Stated problem>
Only the lines from the start of the data to the line containing "renderer = fig.canvas.get_renderer()", both included, should be output, exactly and without pictures.
— START OF Data excerpt —
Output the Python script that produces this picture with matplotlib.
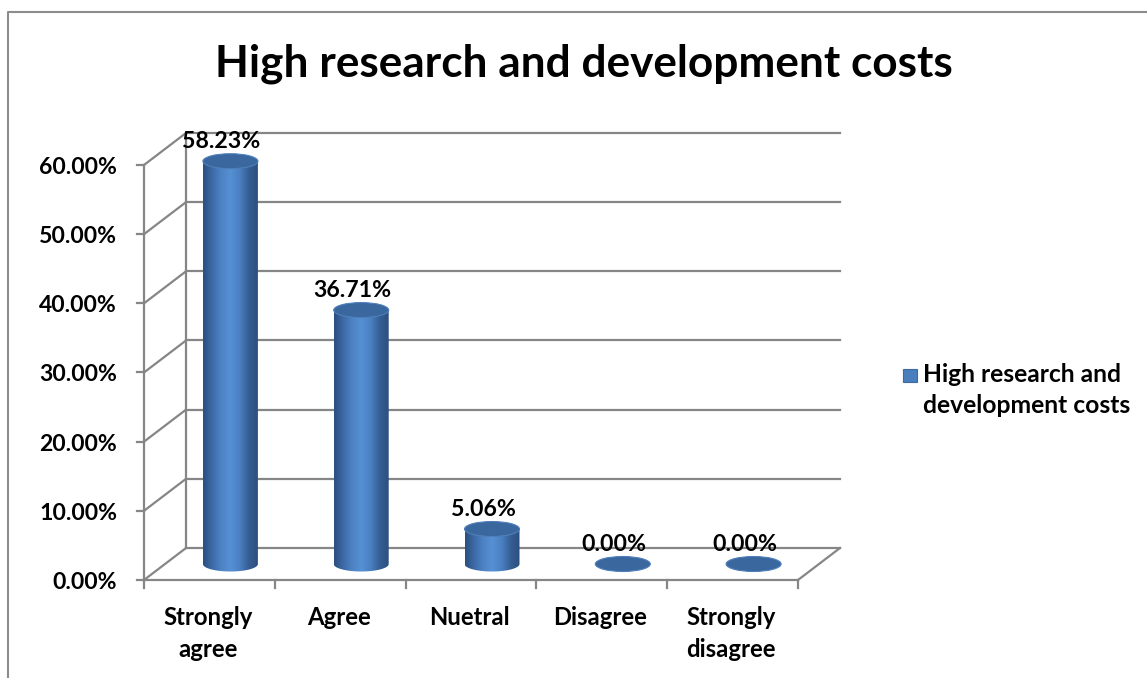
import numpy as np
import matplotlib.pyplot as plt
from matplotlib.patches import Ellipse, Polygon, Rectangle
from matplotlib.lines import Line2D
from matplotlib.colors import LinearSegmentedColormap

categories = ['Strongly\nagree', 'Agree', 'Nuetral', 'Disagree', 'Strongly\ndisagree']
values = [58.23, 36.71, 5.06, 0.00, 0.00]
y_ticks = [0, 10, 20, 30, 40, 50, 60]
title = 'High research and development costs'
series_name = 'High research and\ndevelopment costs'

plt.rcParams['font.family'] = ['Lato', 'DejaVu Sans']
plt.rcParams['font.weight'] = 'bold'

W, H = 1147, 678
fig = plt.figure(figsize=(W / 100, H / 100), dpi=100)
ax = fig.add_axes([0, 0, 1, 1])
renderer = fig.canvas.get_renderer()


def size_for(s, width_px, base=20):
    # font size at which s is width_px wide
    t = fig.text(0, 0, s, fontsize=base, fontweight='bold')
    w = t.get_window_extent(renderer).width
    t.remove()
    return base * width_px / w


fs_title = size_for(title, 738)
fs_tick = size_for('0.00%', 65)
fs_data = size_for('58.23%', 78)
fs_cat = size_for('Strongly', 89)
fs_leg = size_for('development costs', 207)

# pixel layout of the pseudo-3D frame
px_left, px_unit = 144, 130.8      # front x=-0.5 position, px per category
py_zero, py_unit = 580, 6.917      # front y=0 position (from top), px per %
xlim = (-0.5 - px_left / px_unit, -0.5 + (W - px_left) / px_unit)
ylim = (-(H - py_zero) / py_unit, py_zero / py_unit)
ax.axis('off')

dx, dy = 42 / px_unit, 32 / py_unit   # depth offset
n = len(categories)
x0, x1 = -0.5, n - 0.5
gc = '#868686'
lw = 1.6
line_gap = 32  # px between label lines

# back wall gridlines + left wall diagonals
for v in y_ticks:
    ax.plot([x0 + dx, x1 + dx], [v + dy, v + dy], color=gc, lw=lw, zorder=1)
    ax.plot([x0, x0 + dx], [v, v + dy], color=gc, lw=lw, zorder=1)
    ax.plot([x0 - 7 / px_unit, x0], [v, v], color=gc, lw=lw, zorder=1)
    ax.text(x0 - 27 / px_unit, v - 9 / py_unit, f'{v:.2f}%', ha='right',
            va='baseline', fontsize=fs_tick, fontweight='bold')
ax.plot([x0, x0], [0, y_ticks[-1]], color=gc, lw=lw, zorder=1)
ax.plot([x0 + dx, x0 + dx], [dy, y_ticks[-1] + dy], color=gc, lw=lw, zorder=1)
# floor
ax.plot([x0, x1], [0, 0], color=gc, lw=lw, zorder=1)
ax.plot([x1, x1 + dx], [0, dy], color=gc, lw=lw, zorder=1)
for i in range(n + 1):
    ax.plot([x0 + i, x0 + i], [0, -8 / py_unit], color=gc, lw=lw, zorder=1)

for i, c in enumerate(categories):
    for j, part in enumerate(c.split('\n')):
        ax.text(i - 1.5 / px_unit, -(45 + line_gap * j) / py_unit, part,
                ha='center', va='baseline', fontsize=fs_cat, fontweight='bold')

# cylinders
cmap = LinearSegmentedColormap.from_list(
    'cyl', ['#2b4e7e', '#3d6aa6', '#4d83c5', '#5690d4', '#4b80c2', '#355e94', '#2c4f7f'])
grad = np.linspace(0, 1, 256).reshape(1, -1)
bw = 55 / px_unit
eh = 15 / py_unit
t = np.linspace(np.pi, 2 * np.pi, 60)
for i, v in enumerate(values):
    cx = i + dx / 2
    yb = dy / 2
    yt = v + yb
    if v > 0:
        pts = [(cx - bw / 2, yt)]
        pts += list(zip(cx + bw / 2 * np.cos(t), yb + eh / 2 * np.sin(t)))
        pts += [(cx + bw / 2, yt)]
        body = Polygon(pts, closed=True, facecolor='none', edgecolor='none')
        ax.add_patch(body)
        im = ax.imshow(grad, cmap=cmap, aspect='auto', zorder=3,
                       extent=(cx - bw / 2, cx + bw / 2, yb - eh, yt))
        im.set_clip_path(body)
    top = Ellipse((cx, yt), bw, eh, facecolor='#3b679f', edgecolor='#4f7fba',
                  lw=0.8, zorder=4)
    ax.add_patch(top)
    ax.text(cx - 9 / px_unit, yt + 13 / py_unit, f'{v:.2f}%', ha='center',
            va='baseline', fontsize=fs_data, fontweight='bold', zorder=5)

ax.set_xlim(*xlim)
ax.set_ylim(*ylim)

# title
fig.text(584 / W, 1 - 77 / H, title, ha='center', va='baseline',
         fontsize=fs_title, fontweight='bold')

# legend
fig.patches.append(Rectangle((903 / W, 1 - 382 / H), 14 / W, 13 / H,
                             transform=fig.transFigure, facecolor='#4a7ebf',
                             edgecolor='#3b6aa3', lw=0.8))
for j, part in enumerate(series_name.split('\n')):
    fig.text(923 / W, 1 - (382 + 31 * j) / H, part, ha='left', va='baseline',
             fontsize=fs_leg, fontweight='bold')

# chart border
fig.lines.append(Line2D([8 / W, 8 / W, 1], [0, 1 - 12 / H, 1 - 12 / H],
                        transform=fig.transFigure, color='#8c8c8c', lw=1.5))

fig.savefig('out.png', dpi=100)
— END OF Data excerpt —
Response>
Output the Python script that produces this picture with matplotlib.
import numpy as np
import matplotlib.pyplot as plt
from matplotlib.patches import Ellipse, Polygon, Rectangle
from matplotlib.lines import Line2D
from matplotlib.colors import LinearSegmentedColormap

categories = ['Strongly\nagree', 'Agree', 'Nuetral', 'Disagree', 'Strongly\ndisagree']
values = [58.23, 36.71, 5.06, 0.00, 0.00]
y_ticks = [0, 10, 20, 30, 40, 50, 60]
title = 'High research and development costs'
series_name = 'High research and\ndevelopment costs'

plt.rcParams['font.family'] = ['Lato', 'DejaVu Sans']
plt.rcParams['font.weight'] = 'bold'

W, H = 1147, 678
fig = plt.figure(figsize=(W / 100, H / 100), dpi=100)
ax = fig.add_axes([0, 0, 1, 1])
renderer = fig.canvas.get_renderer()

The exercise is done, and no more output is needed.